Repeat the data that follows, word for word, without the images.

______

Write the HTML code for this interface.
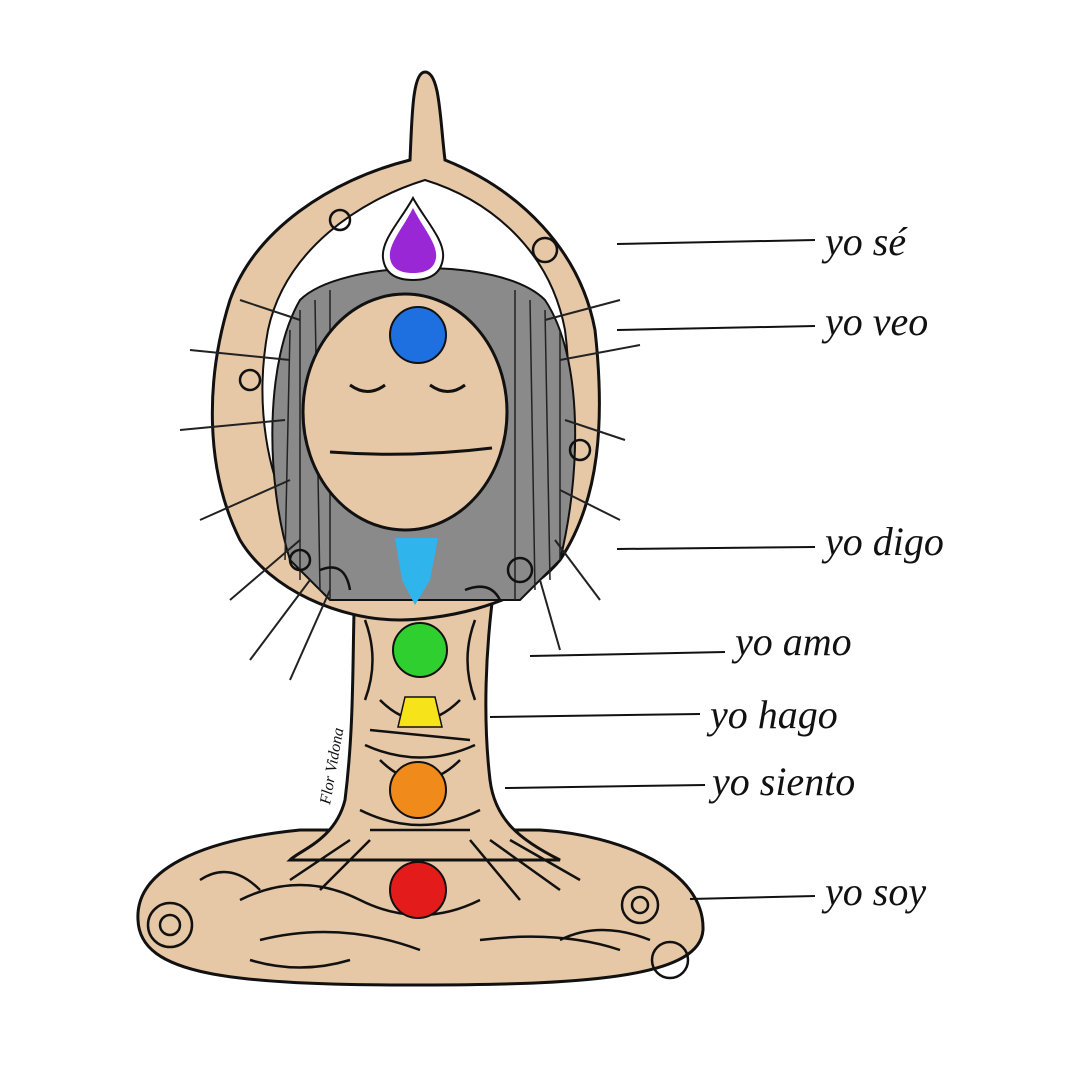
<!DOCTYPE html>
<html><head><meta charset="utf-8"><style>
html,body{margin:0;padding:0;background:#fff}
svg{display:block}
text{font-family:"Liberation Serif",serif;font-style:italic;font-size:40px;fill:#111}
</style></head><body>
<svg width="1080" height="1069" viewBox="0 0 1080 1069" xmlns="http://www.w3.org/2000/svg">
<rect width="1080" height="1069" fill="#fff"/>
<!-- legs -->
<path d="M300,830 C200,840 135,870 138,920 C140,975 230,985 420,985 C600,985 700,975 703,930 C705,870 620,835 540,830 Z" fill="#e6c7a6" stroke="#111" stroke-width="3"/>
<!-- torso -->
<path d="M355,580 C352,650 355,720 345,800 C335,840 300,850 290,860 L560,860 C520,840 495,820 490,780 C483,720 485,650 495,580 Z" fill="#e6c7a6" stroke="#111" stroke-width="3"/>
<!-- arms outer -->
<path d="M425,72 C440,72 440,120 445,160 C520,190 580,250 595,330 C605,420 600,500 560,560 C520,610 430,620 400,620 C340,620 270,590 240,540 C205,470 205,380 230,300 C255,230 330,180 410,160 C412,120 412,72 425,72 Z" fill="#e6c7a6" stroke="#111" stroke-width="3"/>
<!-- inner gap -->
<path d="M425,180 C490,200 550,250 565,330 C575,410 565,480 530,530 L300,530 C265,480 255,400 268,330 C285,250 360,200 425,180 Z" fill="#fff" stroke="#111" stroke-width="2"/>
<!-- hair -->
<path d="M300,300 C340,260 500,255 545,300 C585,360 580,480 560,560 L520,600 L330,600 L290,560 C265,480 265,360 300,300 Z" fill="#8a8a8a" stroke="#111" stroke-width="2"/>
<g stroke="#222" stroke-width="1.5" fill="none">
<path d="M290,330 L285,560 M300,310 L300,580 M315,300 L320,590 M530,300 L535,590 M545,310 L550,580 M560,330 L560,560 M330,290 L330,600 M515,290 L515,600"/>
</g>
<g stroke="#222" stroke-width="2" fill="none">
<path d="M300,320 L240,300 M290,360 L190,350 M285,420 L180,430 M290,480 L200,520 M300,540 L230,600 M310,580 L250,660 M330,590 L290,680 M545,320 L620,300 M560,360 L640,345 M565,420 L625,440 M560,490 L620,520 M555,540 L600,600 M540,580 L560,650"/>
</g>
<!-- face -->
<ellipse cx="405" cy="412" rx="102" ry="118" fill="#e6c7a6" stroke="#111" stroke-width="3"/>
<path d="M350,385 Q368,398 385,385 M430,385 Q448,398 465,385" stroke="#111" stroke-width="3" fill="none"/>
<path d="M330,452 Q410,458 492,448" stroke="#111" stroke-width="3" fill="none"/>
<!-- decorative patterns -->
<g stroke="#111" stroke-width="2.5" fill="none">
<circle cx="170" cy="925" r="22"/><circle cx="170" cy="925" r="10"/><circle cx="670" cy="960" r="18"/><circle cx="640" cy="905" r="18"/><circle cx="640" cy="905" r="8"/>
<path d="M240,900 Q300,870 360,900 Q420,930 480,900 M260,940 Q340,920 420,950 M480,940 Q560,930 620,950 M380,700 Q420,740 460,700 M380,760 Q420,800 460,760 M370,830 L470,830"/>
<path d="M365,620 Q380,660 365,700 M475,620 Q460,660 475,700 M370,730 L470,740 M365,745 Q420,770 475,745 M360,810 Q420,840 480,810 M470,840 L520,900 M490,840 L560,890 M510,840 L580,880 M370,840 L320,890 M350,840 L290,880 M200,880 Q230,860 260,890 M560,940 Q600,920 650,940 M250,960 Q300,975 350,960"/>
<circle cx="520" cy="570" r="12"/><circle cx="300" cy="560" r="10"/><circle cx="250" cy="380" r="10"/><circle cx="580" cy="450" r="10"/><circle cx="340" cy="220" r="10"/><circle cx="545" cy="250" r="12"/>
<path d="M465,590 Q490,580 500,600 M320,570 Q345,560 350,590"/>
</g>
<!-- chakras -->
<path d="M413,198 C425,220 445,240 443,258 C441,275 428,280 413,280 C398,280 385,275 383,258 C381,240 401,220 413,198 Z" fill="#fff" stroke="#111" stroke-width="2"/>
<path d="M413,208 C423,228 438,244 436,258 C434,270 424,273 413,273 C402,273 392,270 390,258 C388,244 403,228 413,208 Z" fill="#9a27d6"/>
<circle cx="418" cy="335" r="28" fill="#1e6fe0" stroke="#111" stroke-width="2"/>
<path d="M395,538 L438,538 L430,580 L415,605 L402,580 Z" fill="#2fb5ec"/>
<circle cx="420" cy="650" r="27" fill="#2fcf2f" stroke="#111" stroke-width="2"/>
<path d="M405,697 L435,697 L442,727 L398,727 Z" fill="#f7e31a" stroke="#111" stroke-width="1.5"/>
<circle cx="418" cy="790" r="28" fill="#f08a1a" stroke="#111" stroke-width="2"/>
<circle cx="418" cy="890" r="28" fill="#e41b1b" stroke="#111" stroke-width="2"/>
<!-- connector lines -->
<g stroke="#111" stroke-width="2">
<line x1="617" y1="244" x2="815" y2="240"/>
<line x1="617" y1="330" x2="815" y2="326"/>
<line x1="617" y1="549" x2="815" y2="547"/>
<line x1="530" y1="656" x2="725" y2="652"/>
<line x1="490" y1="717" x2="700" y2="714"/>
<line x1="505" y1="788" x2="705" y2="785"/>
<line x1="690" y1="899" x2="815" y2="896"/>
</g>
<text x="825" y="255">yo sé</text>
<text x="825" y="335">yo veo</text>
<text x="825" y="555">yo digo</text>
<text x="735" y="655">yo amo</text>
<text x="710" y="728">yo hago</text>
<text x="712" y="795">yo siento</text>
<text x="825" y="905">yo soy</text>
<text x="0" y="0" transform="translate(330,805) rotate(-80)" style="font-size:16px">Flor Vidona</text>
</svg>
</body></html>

______

● Task result
Write the HTML code for this interface.
<!DOCTYPE html>
<html><head><meta charset="utf-8"><style>
html,body{margin:0;padding:0;background:#fff}
svg{display:block}
text{font-family:"Liberation Serif",serif;font-style:italic;font-size:40px;fill:#111}
</style></head><body>
<svg width="1080" height="1069" viewBox="0 0 1080 1069" xmlns="http://www.w3.org/2000/svg">
<rect width="1080" height="1069" fill="#fff"/>
<!-- legs -->
<path d="M300,830 C200,840 135,870 138,920 C140,975 230,985 420,985 C600,985 700,975 703,930 C705,870 620,835 540,830 Z" fill="#e6c7a6" stroke="#111" stroke-width="3"/>
<!-- torso -->
<path d="M355,580 C352,650 355,720 345,800 C335,840 300,850 290,860 L560,860 C520,840 495,820 490,780 C483,720 485,650 495,580 Z" fill="#e6c7a6" stroke="#111" stroke-width="3"/>
<!-- arms outer -->
<path d="M425,72 C440,72 440,120 445,160 C520,190 580,250 595,330 C605,420 600,500 560,560 C520,610 430,620 400,620 C340,620 270,590 240,540 C205,470 205,380 230,300 C255,230 330,180 410,160 C412,120 412,72 425,72 Z" fill="#e6c7a6" stroke="#111" stroke-width="3"/>
<!-- inner gap -->
<path d="M425,180 C490,200 550,250 565,330 C575,410 565,480 530,530 L300,530 C265,480 255,400 268,330 C285,250 360,200 425,180 Z" fill="#fff" stroke="#111" stroke-width="2"/>
<!-- hair -->
<path d="M300,300 C340,260 500,255 545,300 C585,360 580,480 560,560 L520,600 L330,600 L290,560 C265,480 265,360 300,300 Z" fill="#8a8a8a" stroke="#111" stroke-width="2"/>
<g stroke="#222" stroke-width="1.5" fill="none">
<path d="M290,330 L285,560 M300,310 L300,580 M315,300 L320,590 M530,300 L535,590 M545,310 L550,580 M560,330 L560,560 M330,290 L330,600 M515,290 L515,600"/>
</g>
<g stroke="#222" stroke-width="2" fill="none">
<path d="M300,320 L240,300 M290,360 L190,350 M285,420 L180,430 M290,480 L200,520 M300,540 L230,600 M310,580 L250,660 M330,590 L290,680 M545,320 L620,300 M560,360 L640,345 M565,420 L625,440 M560,490 L620,520 M555,540 L600,600 M540,580 L560,650"/>
</g>
<!-- face -->
<ellipse cx="405" cy="412" rx="102" ry="118" fill="#e6c7a6" stroke="#111" stroke-width="3"/>
<path d="M350,385 Q368,398 385,385 M430,385 Q448,398 465,385" stroke="#111" stroke-width="3" fill="none"/>
<path d="M330,452 Q410,458 492,448" stroke="#111" stroke-width="3" fill="none"/>
<!-- decorative patterns -->
<g stroke="#111" stroke-width="2.5" fill="none">
<circle cx="170" cy="925" r="22"/><circle cx="170" cy="925" r="10"/><circle cx="670" cy="960" r="18"/><circle cx="640" cy="905" r="18"/><circle cx="640" cy="905" r="8"/>
<path d="M240,900 Q300,870 360,900 Q420,930 480,900 M260,940 Q340,920 420,950 M480,940 Q560,930 620,950 M380,700 Q420,740 460,700 M380,760 Q420,800 460,760 M370,830 L470,830"/>
<path d="M365,620 Q380,660 365,700 M475,620 Q460,660 475,700 M370,730 L470,740 M365,745 Q420,770 475,745 M360,810 Q420,840 480,810 M470,840 L520,900 M490,840 L560,890 M510,840 L580,880 M370,840 L320,890 M350,840 L290,880 M200,880 Q230,860 260,890 M560,940 Q600,920 650,940 M250,960 Q300,975 350,960"/>
<circle cx="520" cy="570" r="12"/><circle cx="300" cy="560" r="10"/><circle cx="250" cy="380" r="10"/><circle cx="580" cy="450" r="10"/><circle cx="340" cy="220" r="10"/><circle cx="545" cy="250" r="12"/>
<path d="M465,590 Q490,580 500,600 M320,570 Q345,560 350,590"/>
</g>
<!-- chakras -->
<path d="M413,198 C425,220 445,240 443,258 C441,275 428,280 413,280 C398,280 385,275 383,258 C381,240 401,220 413,198 Z" fill="#fff" stroke="#111" stroke-width="2"/>
<path d="M413,208 C423,228 438,244 436,258 C434,270 424,273 413,273 C402,273 392,270 390,258 C388,244 403,228 413,208 Z" fill="#9a27d6"/>
<circle cx="418" cy="335" r="28" fill="#1e6fe0" stroke="#111" stroke-width="2"/>
<path d="M395,538 L438,538 L430,580 L415,605 L402,580 Z" fill="#2fb5ec"/>
<circle cx="420" cy="650" r="27" fill="#2fcf2f" stroke="#111" stroke-width="2"/>
<path d="M405,697 L435,697 L442,727 L398,727 Z" fill="#f7e31a" stroke="#111" stroke-width="1.5"/>
<circle cx="418" cy="790" r="28" fill="#f08a1a" stroke="#111" stroke-width="2"/>
<circle cx="418" cy="890" r="28" fill="#e41b1b" stroke="#111" stroke-width="2"/>
<!-- connector lines -->
<g stroke="#111" stroke-width="2">
<line x1="617" y1="244" x2="815" y2="240"/>
<line x1="617" y1="330" x2="815" y2="326"/>
<line x1="617" y1="549" x2="815" y2="547"/>
<line x1="530" y1="656" x2="725" y2="652"/>
<line x1="490" y1="717" x2="700" y2="714"/>
<line x1="505" y1="788" x2="705" y2="785"/>
<line x1="690" y1="899" x2="815" y2="896"/>
</g>
<text x="825" y="255">yo sé</text>
<text x="825" y="335">yo veo</text>
<text x="825" y="555">yo digo</text>
<text x="735" y="655">yo amo</text>
<text x="710" y="728">yo hago</text>
<text x="712" y="795">yo siento</text>
<text x="825" y="905">yo soy</text>
<text x="0" y="0" transform="translate(330,805) rotate(-80)" style="font-size:16px">Flor Vidona</text>
</svg>
</body></html>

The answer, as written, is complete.